** Start **

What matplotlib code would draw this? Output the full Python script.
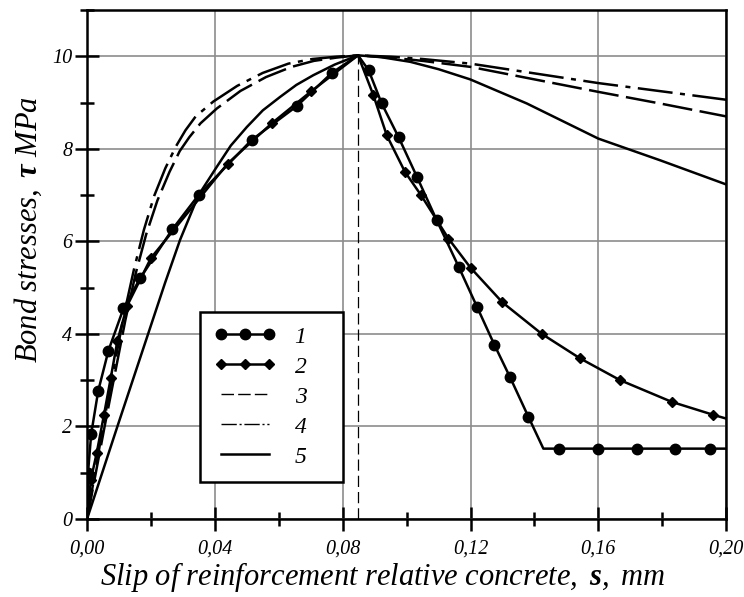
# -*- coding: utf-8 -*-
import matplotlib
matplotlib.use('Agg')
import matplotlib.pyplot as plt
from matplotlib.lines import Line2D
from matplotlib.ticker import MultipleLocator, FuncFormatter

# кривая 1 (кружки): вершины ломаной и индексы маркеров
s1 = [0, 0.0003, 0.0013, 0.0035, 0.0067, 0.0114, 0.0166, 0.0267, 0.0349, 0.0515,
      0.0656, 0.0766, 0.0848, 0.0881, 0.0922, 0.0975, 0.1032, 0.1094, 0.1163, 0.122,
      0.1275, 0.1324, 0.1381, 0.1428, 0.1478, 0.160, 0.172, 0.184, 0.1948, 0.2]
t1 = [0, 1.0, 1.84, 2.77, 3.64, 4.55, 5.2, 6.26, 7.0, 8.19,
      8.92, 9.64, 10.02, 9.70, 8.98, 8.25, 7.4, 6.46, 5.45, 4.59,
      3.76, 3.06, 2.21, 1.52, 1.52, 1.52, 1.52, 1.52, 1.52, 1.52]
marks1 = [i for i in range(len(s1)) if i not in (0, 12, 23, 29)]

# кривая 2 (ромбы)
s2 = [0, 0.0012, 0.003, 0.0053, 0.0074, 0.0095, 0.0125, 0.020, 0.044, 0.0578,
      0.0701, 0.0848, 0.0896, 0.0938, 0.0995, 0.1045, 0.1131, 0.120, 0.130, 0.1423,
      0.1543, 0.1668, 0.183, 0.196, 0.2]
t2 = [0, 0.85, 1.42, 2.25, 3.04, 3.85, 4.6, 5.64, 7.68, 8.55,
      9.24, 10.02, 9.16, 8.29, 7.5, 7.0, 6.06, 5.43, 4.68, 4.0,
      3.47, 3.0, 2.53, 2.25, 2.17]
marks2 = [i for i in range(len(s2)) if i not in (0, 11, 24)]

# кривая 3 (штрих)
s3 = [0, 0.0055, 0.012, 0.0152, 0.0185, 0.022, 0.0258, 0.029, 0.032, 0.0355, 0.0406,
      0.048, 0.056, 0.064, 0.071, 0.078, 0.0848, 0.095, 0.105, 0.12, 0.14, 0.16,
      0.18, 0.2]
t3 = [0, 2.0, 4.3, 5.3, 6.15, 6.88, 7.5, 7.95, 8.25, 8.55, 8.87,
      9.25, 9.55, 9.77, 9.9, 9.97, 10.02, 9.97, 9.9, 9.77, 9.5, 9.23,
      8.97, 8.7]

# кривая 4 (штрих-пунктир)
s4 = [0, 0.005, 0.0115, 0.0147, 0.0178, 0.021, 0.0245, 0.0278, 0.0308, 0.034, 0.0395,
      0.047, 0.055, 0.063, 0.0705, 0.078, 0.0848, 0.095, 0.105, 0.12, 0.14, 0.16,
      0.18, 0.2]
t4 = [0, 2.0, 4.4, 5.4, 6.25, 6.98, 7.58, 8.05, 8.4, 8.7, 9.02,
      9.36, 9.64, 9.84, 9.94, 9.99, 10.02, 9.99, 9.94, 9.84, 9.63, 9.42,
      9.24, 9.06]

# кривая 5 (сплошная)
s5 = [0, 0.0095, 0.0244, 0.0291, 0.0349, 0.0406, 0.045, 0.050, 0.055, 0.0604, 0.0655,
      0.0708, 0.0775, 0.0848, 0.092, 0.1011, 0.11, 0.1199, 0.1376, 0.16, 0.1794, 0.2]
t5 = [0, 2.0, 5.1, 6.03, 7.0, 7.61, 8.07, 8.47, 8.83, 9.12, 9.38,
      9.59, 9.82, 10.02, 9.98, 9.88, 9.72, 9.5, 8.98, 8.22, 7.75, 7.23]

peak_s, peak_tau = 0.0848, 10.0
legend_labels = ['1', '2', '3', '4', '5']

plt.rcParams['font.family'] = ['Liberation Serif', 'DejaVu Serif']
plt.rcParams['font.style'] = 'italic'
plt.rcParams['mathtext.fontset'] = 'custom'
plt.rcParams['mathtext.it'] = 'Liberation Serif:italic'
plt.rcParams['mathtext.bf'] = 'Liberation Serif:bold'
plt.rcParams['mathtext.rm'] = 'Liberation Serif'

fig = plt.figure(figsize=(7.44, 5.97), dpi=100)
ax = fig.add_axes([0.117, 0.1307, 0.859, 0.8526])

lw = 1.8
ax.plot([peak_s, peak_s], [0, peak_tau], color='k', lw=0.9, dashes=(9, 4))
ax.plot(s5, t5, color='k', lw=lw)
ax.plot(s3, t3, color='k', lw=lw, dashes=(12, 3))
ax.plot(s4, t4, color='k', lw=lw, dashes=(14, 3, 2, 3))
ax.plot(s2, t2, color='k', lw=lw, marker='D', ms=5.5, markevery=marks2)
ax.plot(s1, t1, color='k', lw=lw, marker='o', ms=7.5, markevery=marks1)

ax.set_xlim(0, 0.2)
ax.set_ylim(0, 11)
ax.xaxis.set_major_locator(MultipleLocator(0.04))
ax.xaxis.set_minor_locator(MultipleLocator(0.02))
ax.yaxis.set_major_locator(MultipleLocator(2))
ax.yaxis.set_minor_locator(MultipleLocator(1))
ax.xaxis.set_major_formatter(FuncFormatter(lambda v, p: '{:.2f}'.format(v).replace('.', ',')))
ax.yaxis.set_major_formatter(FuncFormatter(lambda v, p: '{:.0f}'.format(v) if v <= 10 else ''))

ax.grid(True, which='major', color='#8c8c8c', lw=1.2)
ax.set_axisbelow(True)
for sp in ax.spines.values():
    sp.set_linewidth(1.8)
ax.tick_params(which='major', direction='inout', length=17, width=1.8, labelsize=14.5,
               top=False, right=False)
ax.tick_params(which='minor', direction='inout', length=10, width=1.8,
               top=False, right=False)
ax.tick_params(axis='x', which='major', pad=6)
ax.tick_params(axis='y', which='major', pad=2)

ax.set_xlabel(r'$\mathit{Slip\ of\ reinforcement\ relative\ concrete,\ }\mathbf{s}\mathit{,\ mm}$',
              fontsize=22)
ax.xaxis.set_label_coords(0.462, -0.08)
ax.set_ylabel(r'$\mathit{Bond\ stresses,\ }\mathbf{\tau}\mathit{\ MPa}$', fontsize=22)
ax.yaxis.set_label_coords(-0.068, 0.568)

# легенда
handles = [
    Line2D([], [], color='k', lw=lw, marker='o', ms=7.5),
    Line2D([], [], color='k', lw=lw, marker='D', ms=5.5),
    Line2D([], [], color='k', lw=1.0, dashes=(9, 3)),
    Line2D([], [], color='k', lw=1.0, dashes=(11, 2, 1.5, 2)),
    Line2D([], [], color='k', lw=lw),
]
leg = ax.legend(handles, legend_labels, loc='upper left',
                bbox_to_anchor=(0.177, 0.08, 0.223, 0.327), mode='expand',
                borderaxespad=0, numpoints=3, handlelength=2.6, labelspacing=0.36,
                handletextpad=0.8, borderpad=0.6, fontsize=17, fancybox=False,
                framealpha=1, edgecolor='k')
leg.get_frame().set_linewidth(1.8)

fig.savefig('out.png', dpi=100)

** End **

*WRITTEN PROBLEM*.
Take the data above and repeat it exactly, leaving each picture out.

*PROBLEM SOLUTION*.
What matplotlib code would draw this? Output the full Python script.
# -*- coding: utf-8 -*-
import matplotlib
matplotlib.use('Agg')
import matplotlib.pyplot as plt
from matplotlib.lines import Line2D
from matplotlib.ticker import MultipleLocator, FuncFormatter

# кривая 1 (кружки): вершины ломаной и индексы маркеров
s1 = [0, 0.0003, 0.0013, 0.0035, 0.0067, 0.0114, 0.0166, 0.0267, 0.0349, 0.0515,
      0.0656, 0.0766, 0.0848, 0.0881, 0.0922, 0.0975, 0.1032, 0.1094, 0.1163, 0.122,
      0.1275, 0.1324, 0.1381, 0.1428, 0.1478, 0.160, 0.172, 0.184, 0.1948, 0.2]
t1 = [0, 1.0, 1.84, 2.77, 3.64, 4.55, 5.2, 6.26, 7.0, 8.19,
      8.92, 9.64, 10.02, 9.70, 8.98, 8.25, 7.4, 6.46, 5.45, 4.59,
      3.76, 3.06, 2.21, 1.52, 1.52, 1.52, 1.52, 1.52, 1.52, 1.52]
marks1 = [i for i in range(len(s1)) if i not in (0, 12, 23, 29)]

# кривая 2 (ромбы)
s2 = [0, 0.0012, 0.003, 0.0053, 0.0074, 0.0095, 0.0125, 0.020, 0.044, 0.0578,
      0.0701, 0.0848, 0.0896, 0.0938, 0.0995, 0.1045, 0.1131, 0.120, 0.130, 0.1423,
      0.1543, 0.1668, 0.183, 0.196, 0.2]
t2 = [0, 0.85, 1.42, 2.25, 3.04, 3.85, 4.6, 5.64, 7.68, 8.55,
      9.24, 10.02, 9.16, 8.29, 7.5, 7.0, 6.06, 5.43, 4.68, 4.0,
      3.47, 3.0, 2.53, 2.25, 2.17]
marks2 = [i for i in range(len(s2)) if i not in (0, 11, 24)]

# кривая 3 (штрих)
s3 = [0, 0.0055, 0.012, 0.0152, 0.0185, 0.022, 0.0258, 0.029, 0.032, 0.0355, 0.0406,
      0.048, 0.056, 0.064, 0.071, 0.078, 0.0848, 0.095, 0.105, 0.12, 0.14, 0.16,
      0.18, 0.2]
t3 = [0, 2.0, 4.3, 5.3, 6.15, 6.88, 7.5, 7.95, 8.25, 8.55, 8.87,
      9.25, 9.55, 9.77, 9.9, 9.97, 10.02, 9.97, 9.9, 9.77, 9.5, 9.23,
      8.97, 8.7]

# кривая 4 (штрих-пунктир)
s4 = [0, 0.005, 0.0115, 0.0147, 0.0178, 0.021, 0.0245, 0.0278, 0.0308, 0.034, 0.0395,
      0.047, 0.055, 0.063, 0.0705, 0.078, 0.0848, 0.095, 0.105, 0.12, 0.14, 0.16,
      0.18, 0.2]
t4 = [0, 2.0, 4.4, 5.4, 6.25, 6.98, 7.58, 8.05, 8.4, 8.7, 9.02,
      9.36, 9.64, 9.84, 9.94, 9.99, 10.02, 9.99, 9.94, 9.84, 9.63, 9.42,
      9.24, 9.06]

# кривая 5 (сплошная)
s5 = [0, 0.0095, 0.0244, 0.0291, 0.0349, 0.0406, 0.045, 0.050, 0.055, 0.0604, 0.0655,
      0.0708, 0.0775, 0.0848, 0.092, 0.1011, 0.11, 0.1199, 0.1376, 0.16, 0.1794, 0.2]
t5 = [0, 2.0, 5.1, 6.03, 7.0, 7.61, 8.07, 8.47, 8.83, 9.12, 9.38,
      9.59, 9.82, 10.02, 9.98, 9.88, 9.72, 9.5, 8.98, 8.22, 7.75, 7.23]

peak_s, peak_tau = 0.0848, 10.0
legend_labels = ['1', '2', '3', '4', '5']

plt.rcParams['font.family'] = ['Liberation Serif', 'DejaVu Serif']
plt.rcParams['font.style'] = 'italic'
plt.rcParams['mathtext.fontset'] = 'custom'
plt.rcParams['mathtext.it'] = 'Liberation Serif:italic'
plt.rcParams['mathtext.bf'] = 'Liberation Serif:bold'
plt.rcParams['mathtext.rm'] = 'Liberation Serif'

fig = plt.figure(figsize=(7.44, 5.97), dpi=100)
ax = fig.add_axes([0.117, 0.1307, 0.859, 0.8526])

lw = 1.8
ax.plot([peak_s, peak_s], [0, peak_tau], color='k', lw=0.9, dashes=(9, 4))
ax.plot(s5, t5, color='k', lw=lw)
ax.plot(s3, t3, color='k', lw=lw, dashes=(12, 3))
ax.plot(s4, t4, color='k', lw=lw, dashes=(14, 3, 2, 3))
ax.plot(s2, t2, color='k', lw=lw, marker='D', ms=5.5, markevery=marks2)
ax.plot(s1, t1, color='k', lw=lw, marker='o', ms=7.5, markevery=marks1)

ax.set_xlim(0, 0.2)
ax.set_ylim(0, 11)
ax.xaxis.set_major_locator(MultipleLocator(0.04))
ax.xaxis.set_minor_locator(MultipleLocator(0.02))
ax.yaxis.set_major_locator(MultipleLocator(2))
ax.yaxis.set_minor_locator(MultipleLocator(1))
ax.xaxis.set_major_formatter(FuncFormatter(lambda v, p: '{:.2f}'.format(v).replace('.', ',')))
ax.yaxis.set_major_formatter(FuncFormatter(lambda v, p: '{:.0f}'.format(v) if v <= 10 else ''))

ax.grid(True, which='major', color='#8c8c8c', lw=1.2)
ax.set_axisbelow(True)
for sp in ax.spines.values():
    sp.set_linewidth(1.8)
ax.tick_params(which='major', direction='inout', length=17, width=1.8, labelsize=14.5,
               top=False, right=False)
ax.tick_params(which='minor', direction='inout', length=10, width=1.8,
               top=False, right=False)
ax.tick_params(axis='x', which='major', pad=6)
ax.tick_params(axis='y', which='major', pad=2)

ax.set_xlabel(r'$\mathit{Slip\ of\ reinforcement\ relative\ concrete,\ }\mathbf{s}\mathit{,\ mm}$',
              fontsize=22)
ax.xaxis.set_label_coords(0.462, -0.08)
ax.set_ylabel(r'$\mathit{Bond\ stresses,\ }\mathbf{\tau}\mathit{\ MPa}$', fontsize=22)
ax.yaxis.set_label_coords(-0.068, 0.568)

# легенда
handles = [
    Line2D([], [], color='k', lw=lw, marker='o', ms=7.5),
    Line2D([], [], color='k', lw=lw, marker='D', ms=5.5),
    Line2D([], [], color='k', lw=1.0, dashes=(9, 3)),
    Line2D([], [], color='k', lw=1.0, dashes=(11, 2, 1.5, 2)),
    Line2D([], [], color='k', lw=lw),
]
leg = ax.legend(handles, legend_labels, loc='upper left',
                bbox_to_anchor=(0.177, 0.08, 0.223, 0.327), mode='expand',
                borderaxespad=0, numpoints=3, handlelength=2.6, labelspacing=0.36,
                handletextpad=0.8, borderpad=0.6, fontsize=17, fancybox=False,
                framealpha=1, edgecolor='k')
leg.get_frame().set_linewidth(1.8)

fig.savefig('out.png', dpi=100)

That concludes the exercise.